His silence spoke volumes, and eventually she sighed. “Well, perhaps a little.”
“Things with Wilfred didn’t improve?”
She looked less hunted. “We did marvelous work on his herd.”
He folded his arms. “You’re avoiding the question.”
“Can you blame me?” A flush marked her cheeks. Through her awkward recital, her color had come and gone. Pascal admired her bravery in telling him even as much as she did. He could see it was an ordeal.
“No. But I need to know who you are.”
A line appeared between her marked brown eyebrows. “That’s a powerful thing for a man to say to a woman. I hope you mean it.”
“I do.” It was a vow, whether she acknowledged it or not.
Around them, the day drew to a close. Rooks cawed monotonously from the trees behind him, and the starlings flew in to set up their twilight racket.
She sighed and stiffened her back, gathering courage to finish the story. “His attentions weren’t…onerous. And when his health began to fail, we had other things to worry about.”
Sadder and sadder. “That must have been difficult.”
“It was.” Her relief at shifting the discussion away from the bedroom was palpable. “I was very fond of Wilfred. He taught me a lot.”
“And of course you still had your cattle.”
“Don’t mock me,” she snapped, ripping her hand from under his.
“I’m not.” Pascal desperately wanted to kiss her. No, he desperately wanted to whisk her away to Richmond’s best inn, haul her into a room, and show her the joy two people could create out of lust and liking.
But he’d promised to behave, damn it. Although after hearing about her marriage, he took a kinder view of this enforced courtship. She deserved a wooing. Hell, she deserved a lover patient enough to persuade her into surrender. Then patient enough to show her just what she’d missed.
She rose, and he flinched when he saw her brush away a surreptitious tear.
“I’m sorry. I’ve stirred unhappy memories.” He stood, too, but she extended a hand to deter his approach.
“I’m fine.” Emotion thickened her voice.
“I don’t regret asking you about Wilfred,” he said softly. “But I regret upsetting you.”
She fumbled in the pocket of her figure-hugging green pelisse and produced a white lace handkerchief. “I couldn’t let you think my marriage was a disaster.”
As far as he could tell, it hadn’t been much else, but Pascal had the wisdom to keep that opinion to himself. “Wilfred was clearly a good man.”
Which was true, too. A fumbling dunderhead when it came to his wife, but that wasn’t the full measure of the fellow.
As reward for his discretion, he received a grateful, if shaky smile. “He was.”
She’d mourned Mowbray, if only as a colleague. However unworthy the thought, Pascal was grateful she’d never loved before.

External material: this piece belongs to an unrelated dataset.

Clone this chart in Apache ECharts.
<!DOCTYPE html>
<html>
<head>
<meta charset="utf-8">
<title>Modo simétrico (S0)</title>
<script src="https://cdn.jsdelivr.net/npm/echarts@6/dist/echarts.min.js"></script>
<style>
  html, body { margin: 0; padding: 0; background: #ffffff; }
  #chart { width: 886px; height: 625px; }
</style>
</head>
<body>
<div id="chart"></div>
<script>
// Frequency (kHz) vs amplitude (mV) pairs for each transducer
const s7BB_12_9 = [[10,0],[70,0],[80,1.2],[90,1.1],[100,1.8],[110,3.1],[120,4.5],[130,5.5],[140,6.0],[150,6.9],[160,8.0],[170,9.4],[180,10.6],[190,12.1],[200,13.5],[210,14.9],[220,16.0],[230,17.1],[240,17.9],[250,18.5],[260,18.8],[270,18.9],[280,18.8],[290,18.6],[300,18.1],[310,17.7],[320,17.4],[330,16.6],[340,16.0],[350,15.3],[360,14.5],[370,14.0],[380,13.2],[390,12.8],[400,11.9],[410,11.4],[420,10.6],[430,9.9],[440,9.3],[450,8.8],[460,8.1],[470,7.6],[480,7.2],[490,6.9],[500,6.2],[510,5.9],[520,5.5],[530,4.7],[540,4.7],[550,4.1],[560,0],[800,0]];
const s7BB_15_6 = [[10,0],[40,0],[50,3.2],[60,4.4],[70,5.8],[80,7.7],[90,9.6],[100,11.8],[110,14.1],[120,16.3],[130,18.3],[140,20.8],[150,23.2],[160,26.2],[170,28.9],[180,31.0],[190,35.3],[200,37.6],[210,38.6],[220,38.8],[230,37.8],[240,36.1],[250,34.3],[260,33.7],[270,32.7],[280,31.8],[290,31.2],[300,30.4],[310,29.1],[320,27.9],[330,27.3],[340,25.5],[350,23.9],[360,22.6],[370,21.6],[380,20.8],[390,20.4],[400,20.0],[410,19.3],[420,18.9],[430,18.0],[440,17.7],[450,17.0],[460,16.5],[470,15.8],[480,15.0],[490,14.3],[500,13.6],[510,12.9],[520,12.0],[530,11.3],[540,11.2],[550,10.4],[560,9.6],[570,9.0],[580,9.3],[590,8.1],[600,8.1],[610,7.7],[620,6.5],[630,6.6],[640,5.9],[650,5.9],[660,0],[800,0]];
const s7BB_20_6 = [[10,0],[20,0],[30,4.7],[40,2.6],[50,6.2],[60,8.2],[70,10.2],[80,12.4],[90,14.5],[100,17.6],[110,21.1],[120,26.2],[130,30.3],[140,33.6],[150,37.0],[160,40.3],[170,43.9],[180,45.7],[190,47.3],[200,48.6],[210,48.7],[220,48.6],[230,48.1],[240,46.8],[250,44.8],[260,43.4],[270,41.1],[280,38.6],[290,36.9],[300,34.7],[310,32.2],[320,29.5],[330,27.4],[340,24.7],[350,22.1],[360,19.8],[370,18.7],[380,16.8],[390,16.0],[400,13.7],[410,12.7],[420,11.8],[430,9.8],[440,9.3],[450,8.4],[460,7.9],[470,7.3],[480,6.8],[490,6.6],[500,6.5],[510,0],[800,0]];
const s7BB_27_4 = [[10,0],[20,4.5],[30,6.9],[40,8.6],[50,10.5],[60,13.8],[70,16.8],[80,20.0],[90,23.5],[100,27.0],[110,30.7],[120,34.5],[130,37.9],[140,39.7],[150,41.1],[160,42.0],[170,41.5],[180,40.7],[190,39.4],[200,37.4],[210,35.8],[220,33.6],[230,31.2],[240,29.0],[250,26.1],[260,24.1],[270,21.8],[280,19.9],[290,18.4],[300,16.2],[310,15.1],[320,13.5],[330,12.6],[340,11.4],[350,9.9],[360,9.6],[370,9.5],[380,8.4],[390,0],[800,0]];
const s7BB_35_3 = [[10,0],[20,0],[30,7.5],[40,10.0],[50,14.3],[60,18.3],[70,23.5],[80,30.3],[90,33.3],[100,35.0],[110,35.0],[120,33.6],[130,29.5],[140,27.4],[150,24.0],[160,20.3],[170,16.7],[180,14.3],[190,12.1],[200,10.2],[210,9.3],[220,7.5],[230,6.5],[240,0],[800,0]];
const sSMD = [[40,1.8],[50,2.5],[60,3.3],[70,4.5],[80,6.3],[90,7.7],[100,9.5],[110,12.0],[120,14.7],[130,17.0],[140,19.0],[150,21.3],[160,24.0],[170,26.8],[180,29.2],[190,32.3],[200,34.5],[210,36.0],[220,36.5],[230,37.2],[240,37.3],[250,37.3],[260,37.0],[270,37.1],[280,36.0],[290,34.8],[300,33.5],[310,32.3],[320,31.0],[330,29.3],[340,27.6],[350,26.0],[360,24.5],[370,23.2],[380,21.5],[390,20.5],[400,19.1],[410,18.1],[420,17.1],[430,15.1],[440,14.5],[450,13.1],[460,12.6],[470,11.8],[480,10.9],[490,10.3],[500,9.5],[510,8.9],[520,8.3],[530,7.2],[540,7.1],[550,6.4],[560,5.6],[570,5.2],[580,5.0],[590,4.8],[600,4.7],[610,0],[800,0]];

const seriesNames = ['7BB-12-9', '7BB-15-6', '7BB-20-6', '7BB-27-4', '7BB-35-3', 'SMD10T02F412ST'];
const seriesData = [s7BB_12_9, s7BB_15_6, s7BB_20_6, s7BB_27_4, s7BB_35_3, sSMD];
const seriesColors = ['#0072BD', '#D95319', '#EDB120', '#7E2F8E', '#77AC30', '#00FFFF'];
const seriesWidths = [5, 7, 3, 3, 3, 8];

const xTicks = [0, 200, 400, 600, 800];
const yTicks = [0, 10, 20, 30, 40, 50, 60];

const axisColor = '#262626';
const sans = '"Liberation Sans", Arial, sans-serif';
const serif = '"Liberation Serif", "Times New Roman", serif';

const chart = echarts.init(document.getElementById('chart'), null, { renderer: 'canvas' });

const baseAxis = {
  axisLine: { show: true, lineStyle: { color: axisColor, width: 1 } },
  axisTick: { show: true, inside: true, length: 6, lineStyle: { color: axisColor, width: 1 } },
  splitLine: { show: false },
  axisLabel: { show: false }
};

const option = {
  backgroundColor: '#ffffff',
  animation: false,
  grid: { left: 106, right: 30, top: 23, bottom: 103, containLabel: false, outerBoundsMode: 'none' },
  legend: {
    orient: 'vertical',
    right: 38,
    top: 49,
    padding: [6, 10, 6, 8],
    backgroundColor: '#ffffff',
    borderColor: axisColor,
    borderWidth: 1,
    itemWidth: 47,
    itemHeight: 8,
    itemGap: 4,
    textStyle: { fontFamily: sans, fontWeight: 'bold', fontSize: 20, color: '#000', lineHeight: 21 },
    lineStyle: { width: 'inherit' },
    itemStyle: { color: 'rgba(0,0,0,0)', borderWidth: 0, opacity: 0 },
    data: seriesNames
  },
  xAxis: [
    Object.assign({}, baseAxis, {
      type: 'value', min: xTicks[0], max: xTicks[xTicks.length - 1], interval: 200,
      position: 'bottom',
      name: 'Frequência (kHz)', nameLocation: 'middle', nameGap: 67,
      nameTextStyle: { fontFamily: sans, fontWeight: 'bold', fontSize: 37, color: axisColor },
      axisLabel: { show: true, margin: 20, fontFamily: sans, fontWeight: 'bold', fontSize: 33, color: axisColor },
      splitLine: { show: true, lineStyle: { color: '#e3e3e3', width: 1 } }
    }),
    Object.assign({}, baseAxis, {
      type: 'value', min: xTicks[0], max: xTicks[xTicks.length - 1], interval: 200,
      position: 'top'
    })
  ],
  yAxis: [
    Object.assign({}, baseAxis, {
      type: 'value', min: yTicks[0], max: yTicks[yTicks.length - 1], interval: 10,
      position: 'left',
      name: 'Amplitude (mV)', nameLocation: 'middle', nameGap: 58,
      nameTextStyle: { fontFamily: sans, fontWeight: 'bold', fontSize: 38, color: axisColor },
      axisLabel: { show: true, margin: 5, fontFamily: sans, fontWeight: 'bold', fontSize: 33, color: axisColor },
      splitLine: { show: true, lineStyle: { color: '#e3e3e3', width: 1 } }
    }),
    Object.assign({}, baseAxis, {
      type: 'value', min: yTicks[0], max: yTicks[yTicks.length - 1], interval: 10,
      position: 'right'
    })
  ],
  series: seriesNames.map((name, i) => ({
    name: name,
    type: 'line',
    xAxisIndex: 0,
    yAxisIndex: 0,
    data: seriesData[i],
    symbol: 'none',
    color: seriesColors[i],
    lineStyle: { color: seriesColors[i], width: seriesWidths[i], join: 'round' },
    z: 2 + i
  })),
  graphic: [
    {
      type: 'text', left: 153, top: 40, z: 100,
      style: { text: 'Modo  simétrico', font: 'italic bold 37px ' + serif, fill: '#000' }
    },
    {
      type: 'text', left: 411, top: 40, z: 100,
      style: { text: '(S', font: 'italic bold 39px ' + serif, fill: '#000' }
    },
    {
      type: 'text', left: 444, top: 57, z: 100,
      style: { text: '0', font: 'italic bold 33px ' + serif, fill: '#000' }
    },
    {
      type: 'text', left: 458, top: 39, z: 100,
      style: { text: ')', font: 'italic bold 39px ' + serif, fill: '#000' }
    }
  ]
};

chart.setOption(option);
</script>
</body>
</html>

Did that mean he wanted her to love him?
Shock held him transfixed as he examined the question. Over the years, many women had professed to love him, starting with his flighty mother. A few at least must have meant it. The mawkish emotion had always proven a poisonous gift, laced with demands and tears, and the inevitable acrimony when the woman realized Pascal was incapable of loving her back.
But when he imagined Amy Mowbray loving him, that trapped, suffocated feeling was absent.
How…unexpected.
He extended his hand. “We should go back. As it is, it will be dark when we return.”